The palace and surrounding city, Fatehpur Sikri, was built in the 16th century with grand architecture that evoked the splendor of past Persian courts and was intended to be one of the most beautiful cities ever built. Although the imperil city was abandoned early on due to water depletion, its grandeur endured. Cartier-Bresson's geometrically rich composition embraces the exquisite architecture in this image with the delicate inclusion of two small birds in the foreground, void of human presence.
Henri Cartier-Bresson first traveled to India in December 1947, taking a 6,888 nautical mile journey by sea from England. Upon arriving, he encountered a newly independent nation whose people were experiencing mounting tensions due to the religiously based partition of India and Pakistan. Amidst this conflict, Cartier-Bresson captured one of his best known images, Srinagar, Kashmir, 1948, (lot 73), which depicts Muslim women praying on Hari Parbal Hill, with the rising sun illuminating the Himalayas.
Most notably, in January 1948, Cartier-Bresson met with Mahatma Gandhi and documented the ceremonial breaking of a six day fast that Gandhi undertook as a call to restore peace.

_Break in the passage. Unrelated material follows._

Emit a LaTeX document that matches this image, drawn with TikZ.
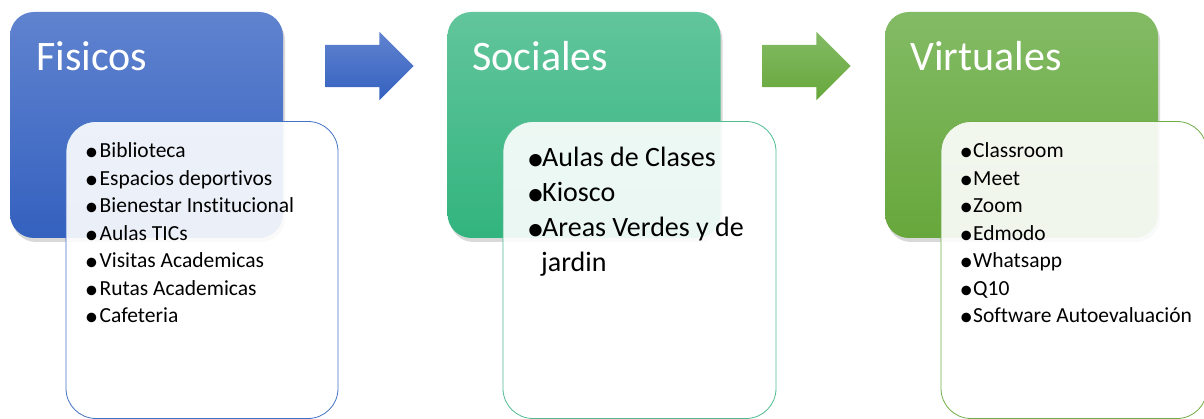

Only ninety minutes after their meeting on January 30, Gandhi was assassinated, and Cartier-Bresson, with his Leica camera, became a witness to history, capturing the immediate sorrow and subsequent proceedings for Gandhi’s cremation and the scattering of his ashes. The nationwide mourning is evocatively rendered in a depiction of Gandhi’s funeral pyre (lot 75). This coverage of Gandhi’s final days catapulted Cartier-Bresson’s status as a premier photojournalist, increasing demand for his pictures from leading publications including LIFE, Harper’s Bazaar, Now, and The New York Times Magazine. Over the course of the next 40 years, Cartier-Bresson continued to return to India, traveling there six times through 1987.